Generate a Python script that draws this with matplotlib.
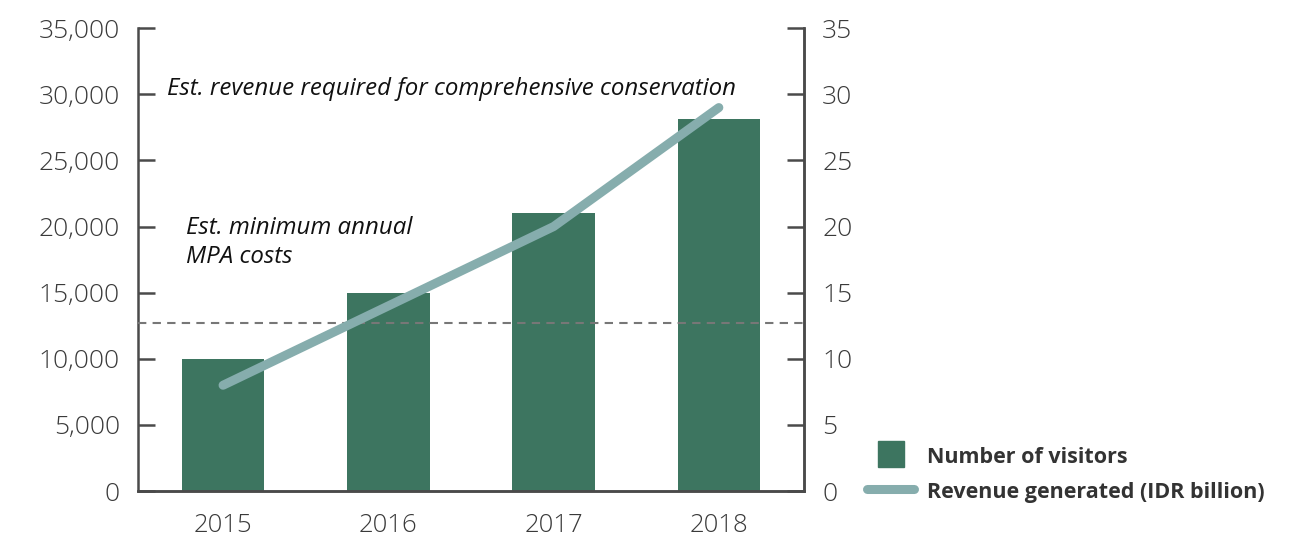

--

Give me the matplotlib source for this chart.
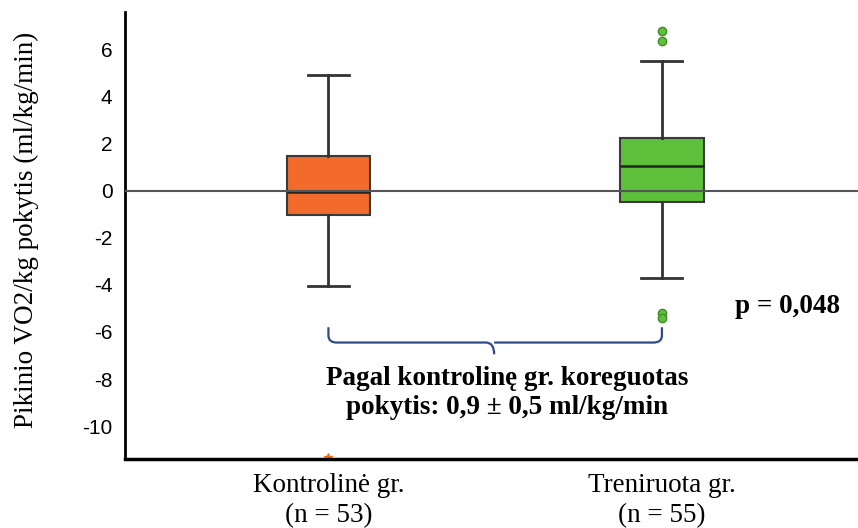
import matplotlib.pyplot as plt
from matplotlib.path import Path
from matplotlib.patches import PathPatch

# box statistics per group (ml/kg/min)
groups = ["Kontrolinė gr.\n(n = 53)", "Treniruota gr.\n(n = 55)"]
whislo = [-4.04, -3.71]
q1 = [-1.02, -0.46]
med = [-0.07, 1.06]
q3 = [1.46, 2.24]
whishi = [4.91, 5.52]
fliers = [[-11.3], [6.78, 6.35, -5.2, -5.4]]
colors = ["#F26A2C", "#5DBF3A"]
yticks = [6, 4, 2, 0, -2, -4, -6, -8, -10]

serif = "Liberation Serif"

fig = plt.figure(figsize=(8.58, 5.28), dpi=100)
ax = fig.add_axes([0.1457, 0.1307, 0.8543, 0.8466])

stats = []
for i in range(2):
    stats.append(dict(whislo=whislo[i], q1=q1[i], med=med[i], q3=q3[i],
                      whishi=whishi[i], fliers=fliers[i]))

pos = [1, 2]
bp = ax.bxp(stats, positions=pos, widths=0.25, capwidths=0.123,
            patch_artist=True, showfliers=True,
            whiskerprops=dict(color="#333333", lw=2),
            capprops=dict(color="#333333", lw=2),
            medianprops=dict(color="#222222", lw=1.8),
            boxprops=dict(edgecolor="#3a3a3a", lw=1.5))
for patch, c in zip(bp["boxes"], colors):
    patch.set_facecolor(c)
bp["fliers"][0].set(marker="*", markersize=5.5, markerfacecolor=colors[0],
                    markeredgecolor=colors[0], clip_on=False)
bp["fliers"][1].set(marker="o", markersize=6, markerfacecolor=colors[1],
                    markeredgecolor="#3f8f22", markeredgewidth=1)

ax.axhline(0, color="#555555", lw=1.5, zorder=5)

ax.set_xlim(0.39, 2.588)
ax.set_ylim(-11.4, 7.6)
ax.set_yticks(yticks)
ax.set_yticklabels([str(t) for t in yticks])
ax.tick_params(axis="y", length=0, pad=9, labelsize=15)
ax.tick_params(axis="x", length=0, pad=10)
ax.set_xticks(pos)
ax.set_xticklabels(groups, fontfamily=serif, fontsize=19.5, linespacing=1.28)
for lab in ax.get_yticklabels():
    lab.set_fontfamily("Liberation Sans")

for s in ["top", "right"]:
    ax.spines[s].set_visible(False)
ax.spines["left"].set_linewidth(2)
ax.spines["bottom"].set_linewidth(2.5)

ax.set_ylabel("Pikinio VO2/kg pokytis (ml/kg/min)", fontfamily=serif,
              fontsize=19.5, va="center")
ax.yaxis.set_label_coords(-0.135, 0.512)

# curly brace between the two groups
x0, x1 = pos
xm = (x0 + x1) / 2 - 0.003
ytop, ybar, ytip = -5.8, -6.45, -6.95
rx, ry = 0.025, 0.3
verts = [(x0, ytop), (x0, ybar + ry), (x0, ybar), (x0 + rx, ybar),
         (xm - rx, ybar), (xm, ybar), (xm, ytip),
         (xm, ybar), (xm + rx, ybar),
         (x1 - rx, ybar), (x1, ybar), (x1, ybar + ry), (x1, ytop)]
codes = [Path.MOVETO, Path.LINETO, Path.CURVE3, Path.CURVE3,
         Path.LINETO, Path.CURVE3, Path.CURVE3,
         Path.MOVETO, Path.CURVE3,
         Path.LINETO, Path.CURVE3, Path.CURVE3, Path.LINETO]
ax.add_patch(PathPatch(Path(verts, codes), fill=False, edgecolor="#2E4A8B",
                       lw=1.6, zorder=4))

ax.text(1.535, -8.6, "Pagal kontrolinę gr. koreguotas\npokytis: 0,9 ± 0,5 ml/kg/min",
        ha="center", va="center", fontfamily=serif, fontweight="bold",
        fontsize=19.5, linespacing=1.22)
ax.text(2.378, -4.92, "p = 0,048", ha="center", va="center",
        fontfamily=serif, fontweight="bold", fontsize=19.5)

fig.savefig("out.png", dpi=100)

* **What is expected**:
Drop the images and output only the lines from the one that contains "Give me the matplotlib source for this chart." to the one that contains "ax = fig.add_axes([0.1457, 0.1307, 0.8543, 0.8466])", both included.

* **Task solution**:
Give me the matplotlib source for this chart.
import matplotlib.pyplot as plt
from matplotlib.path import Path
from matplotlib.patches import PathPatch

# box statistics per group (ml/kg/min)
groups = ["Kontrolinė gr.\n(n = 53)", "Treniruota gr.\n(n = 55)"]
whislo = [-4.04, -3.71]
q1 = [-1.02, -0.46]
med = [-0.07, 1.06]
q3 = [1.46, 2.24]
whishi = [4.91, 5.52]
fliers = [[-11.3], [6.78, 6.35, -5.2, -5.4]]
colors = ["#F26A2C", "#5DBF3A"]
yticks = [6, 4, 2, 0, -2, -4, -6, -8, -10]

serif = "Liberation Serif"

fig = plt.figure(figsize=(8.58, 5.28), dpi=100)
ax = fig.add_axes([0.1457, 0.1307, 0.8543, 0.8466])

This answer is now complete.